— start —

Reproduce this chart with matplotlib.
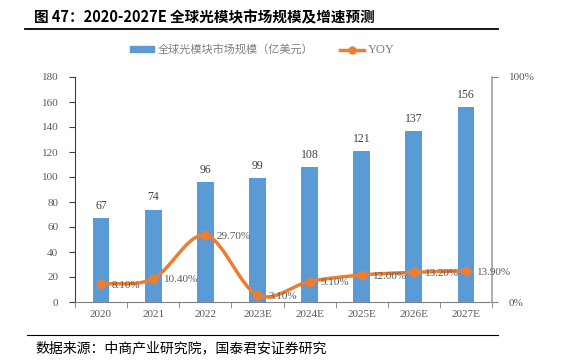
import numpy as np
import matplotlib
matplotlib.use("Agg")
import matplotlib.pyplot as plt
from matplotlib.lines import Line2D
from matplotlib.patches import Patch

categories = ["2020", "2021", "2022", "2023E", "2024E", "2025E", "2026E", "2027E"]
market_size = [67, 74, 96, 99, 108, 121, 137, 156]
yoy = [8.1, 10.4, 29.7, 3.1, 9.1, 12.0, 13.2, 13.9]
yoy_labels = ["8.10%", "10.40%", "29.70%", "3.10%", "9.10%", "12.00%", "13.20%", "13.90%"]
left_ticks = list(range(0, 181, 20))

CJK = ["Noto Sans CJK SC", "DejaVu Sans"]
SERIF = ["Liberation Serif", "Noto Sans CJK SC"]
BAR_C = "#5B9BD5"
LINE_C = "#ED7D31"
TXT = "#595959"

fig = plt.figure(figsize=(5.78, 3.62), dpi=100)
W, H = 578, 362
ax = fig.add_axes([75 / W, 1 - 302 / H, (492 - 75) / W, (302 - 77) / H])
ax2 = ax.twinx()

x = np.arange(len(categories))
ax.bar(x, market_size, width=0.32, color=BAR_C, zorder=2)
for xi, v in zip(x, market_size):
    ax.text(xi, v + 5, str(v), ha="center", va="bottom", fontsize=8.5,
            color="#404040", family=SERIF)

ax.set_xlim(-0.5, len(categories) - 0.5)
ax.set_ylim(0, 180)
ax.set_yticks(left_ticks)
ax.set_yticklabels([str(t) for t in left_ticks], family=SERIF, fontsize=8, color=TXT)
ax.set_xticks(x)
ax.set_xticklabels(categories, family=SERIF, fontsize=8, color=TXT)
ax.tick_params(axis="x", length=0, pad=6)
ax.set_xticks(np.arange(-0.5, len(categories), 1), minor=True)
ax.tick_params(axis="x", which="minor", length=4, color="#808080", direction="out")
ax.tick_params(axis="y", length=4, color="#404040", direction="out", pad=8)
ax.spines["top"].set_visible(False)
ax.spines["left"].set_color("#404040")
ax.spines["bottom"].set_color("#808080")
ax.spines["right"].set_visible(False)

# smoothed line (Catmull-Rom through data points)
yv = np.array(yoy) / 100.0
px = np.concatenate([[x[0] - (x[1] - x[0])], x, [x[-1] + (x[-1] - x[-2])]]).astype(float)
py = np.concatenate([[yv[0]], yv, [yv[-1]]])
sx, sy = [], []
for i in range(1, len(px) - 2):
    t = np.linspace(0, 1, 30)
    p0, p1, p2, p3 = [np.array([px[j], py[j]]) for j in (i - 1, i, i + 1, i + 2)]
    m1 = (p2 - p0) / 2
    m2 = (p3 - p1) / 2
    h00 = 2 * t**3 - 3 * t**2 + 1
    h10 = t**3 - 2 * t**2 + t
    h01 = -2 * t**3 + 3 * t**2
    h11 = t**3 - t**2
    seg = (np.outer(h00, p1) + np.outer(h10, m1) + np.outer(h01, p2) + np.outer(h11, m2))
    sx.extend(seg[:, 0]); sy.extend(seg[:, 1])
ax2.plot(sx, sy, color=LINE_C, lw=2.5, zorder=3, solid_capstyle="round")
ax2.plot(x, yv, "o", color=LINE_C, ms=6, zorder=4)
for xi, v, lab in zip(x, yv, yoy_labels):
    ax2.text(xi + 0.21, v - 0.006, lab, ha="left", va="center", fontsize=8,
             color=TXT, family=SERIF, zorder=5)

ax2.set_ylim(0, 1)
ax2.set_yticks([0, 1])
ax2.set_yticklabels(["0%", "100%"], family=SERIF, fontsize=8, color=TXT)
ax2.tick_params(axis="y", length=4, color="#808080", direction="out", pad=8)
for s in ["top", "left", "bottom"]:
    ax2.spines[s].set_visible(False)
ax2.spines["right"].set_color("#A0A0A0")
ax2.spines["right"].set_linewidth(1.2)
ax.set_zorder(ax2.get_zorder() - 1)
ax.patch.set_visible(False)

# legend
handles = [Patch(color=BAR_C), Line2D([0], [0], color=LINE_C, lw=2.5, marker="o", ms=5)]
leg = fig.legend(handles, ["全球光模块市场规模（亿美元）", "YOY"], loc="center",
                 bbox_to_anchor=(262 / W, 1 - 50 / H), ncol=2, frameon=False,
                 prop={"family": CJK, "size": 8}, handlelength=2.2, handleheight=0.45,
                 columnspacing=2.4, handletextpad=0.3)
for t in leg.get_texts():
    t.set_color("#7F7F7F")
leg.get_texts()[1].set_family(SERIF)
leg.get_texts()[1].set_fontsize(9)

# title and rules
fig.text(34 / W, 1 - 17 / H, "图 47：2020-2027E 全球光模块市场规模及增速预测",
         ha="left", va="center", fontsize=10.5, fontweight="bold", family=CJK, color="black")
fig.add_artist(Line2D([25 / W, 498 / W], [1 - 29 / H, 1 - 29 / H], color="black", lw=1.3))
fig.add_artist(Line2D([27 / W, 498 / W], [1 - 335 / H, 1 - 335 / H], color="black", lw=0.8))
fig.text(35 / W, 1 - 348 / H, "数据来源：中商产业研究院，国泰君安证券研究",
         ha="left", va="center", fontsize=10, family=CJK, color="black")

fig.savefig("out.png", dpi=100)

— end —

▶ **Work required**: Repeat the material above in full and unchanged, minus its images.

▶ **The answer**:
Reproduce this chart with matplotlib.
import numpy as np
import matplotlib
matplotlib.use("Agg")
import matplotlib.pyplot as plt
from matplotlib.lines import Line2D
from matplotlib.patches import Patch

categories = ["2020", "2021", "2022", "2023E", "2024E", "2025E", "2026E", "2027E"]
market_size = [67, 74, 96, 99, 108, 121, 137, 156]
yoy = [8.1, 10.4, 29.7, 3.1, 9.1, 12.0, 13.2, 13.9]
yoy_labels = ["8.10%", "10.40%", "29.70%", "3.10%", "9.10%", "12.00%", "13.20%", "13.90%"]
left_ticks = list(range(0, 181, 20))

CJK = ["Noto Sans CJK SC", "DejaVu Sans"]
SERIF = ["Liberation Serif", "Noto Sans CJK SC"]
BAR_C = "#5B9BD5"
LINE_C = "#ED7D31"
TXT = "#595959"

fig = plt.figure(figsize=(5.78, 3.62), dpi=100)
W, H = 578, 362
ax = fig.add_axes([75 / W, 1 - 302 / H, (492 - 75) / W, (302 - 77) / H])
ax2 = ax.twinx()

x = np.arange(len(categories))
ax.bar(x, market_size, width=0.32, color=BAR_C, zorder=2)
for xi, v in zip(x, market_size):
    ax.text(xi, v + 5, str(v), ha="center", va="bottom", fontsize=8.5,
            color="#404040", family=SERIF)

ax.set_xlim(-0.5, len(categories) - 0.5)
ax.set_ylim(0, 180)
ax.set_yticks(left_ticks)
ax.set_yticklabels([str(t) for t in left_ticks], family=SERIF, fontsize=8, color=TXT)
ax.set_xticks(x)
ax.set_xticklabels(categories, family=SERIF, fontsize=8, color=TXT)
ax.tick_params(axis="x", length=0, pad=6)
ax.set_xticks(np.arange(-0.5, len(categories), 1), minor=True)
ax.tick_params(axis="x", which="minor", length=4, color="#808080", direction="out")
ax.tick_params(axis="y", length=4, color="#404040", direction="out", pad=8)
ax.spines["top"].set_visible(False)
ax.spines["left"].set_color("#404040")
ax.spines["bottom"].set_color("#808080")
ax.spines["right"].set_visible(False)

# smoothed line (Catmull-Rom through data points)
yv = np.array(yoy) / 100.0
px = np.concatenate([[x[0] - (x[1] - x[0])], x, [x[-1] + (x[-1] - x[-2])]]).astype(float)
py = np.concatenate([[yv[0]], yv, [yv[-1]]])
sx, sy = [], []
for i in range(1, len(px) - 2):
    t = np.linspace(0, 1, 30)
    p0, p1, p2, p3 = [np.array([px[j], py[j]]) for j in (i - 1, i, i + 1, i + 2)]
    m1 = (p2 - p0) / 2
    m2 = (p3 - p1) / 2
    h00 = 2 * t**3 - 3 * t**2 + 1
    h10 = t**3 - 2 * t**2 + t
    h01 = -2 * t**3 + 3 * t**2
    h11 = t**3 - t**2
    seg = (np.outer(h00, p1) + np.outer(h10, m1) + np.outer(h01, p2) + np.outer(h11, m2))
    sx.extend(seg[:, 0]); sy.extend(seg[:, 1])
ax2.plot(sx, sy, color=LINE_C, lw=2.5, zorder=3, solid_capstyle="round")
ax2.plot(x, yv, "o", color=LINE_C, ms=6, zorder=4)
for xi, v, lab in zip(x, yv, yoy_labels):
    ax2.text(xi + 0.21, v - 0.006, lab, ha="left", va="center", fontsize=8,
             color=TXT, family=SERIF, zorder=5)

ax2.set_ylim(0, 1)
ax2.set_yticks([0, 1])
ax2.set_yticklabels(["0%", "100%"], family=SERIF, fontsize=8, color=TXT)
ax2.tick_params(axis="y", length=4, color="#808080", direction="out", pad=8)
for s in ["top", "left", "bottom"]:
    ax2.spines[s].set_visible(False)
ax2.spines["right"].set_color("#A0A0A0")
ax2.spines["right"].set_linewidth(1.2)
ax.set_zorder(ax2.get_zorder() - 1)
ax.patch.set_visible(False)

# legend
handles = [Patch(color=BAR_C), Line2D([0], [0], color=LINE_C, lw=2.5, marker="o", ms=5)]
leg = fig.legend(handles, ["全球光模块市场规模（亿美元）", "YOY"], loc="center",
                 bbox_to_anchor=(262 / W, 1 - 50 / H), ncol=2, frameon=False,
                 prop={"family": CJK, "size": 8}, handlelength=2.2, handleheight=0.45,
                 columnspacing=2.4, handletextpad=0.3)
for t in leg.get_texts():
    t.set_color("#7F7F7F")
leg.get_texts()[1].set_family(SERIF)
leg.get_texts()[1].set_fontsize(9)

# title and rules
fig.text(34 / W, 1 - 17 / H, "图 47：2020-2027E 全球光模块市场规模及增速预测",
         ha="left", va="center", fontsize=10.5, fontweight="bold", family=CJK, color="black")
fig.add_artist(Line2D([25 / W, 498 / W], [1 - 29 / H, 1 - 29 / H], color="black", lw=1.3))
fig.add_artist(Line2D([27 / W, 498 / W], [1 - 335 / H, 1 - 335 / H], color="black", lw=0.8))
fig.text(35 / W, 1 - 348 / H, "数据来源：中商产业研究院，国泰君安证券研究",
         ha="left", va="center", fontsize=10, family=CJK, color="black")

fig.savefig("out.png", dpi=100)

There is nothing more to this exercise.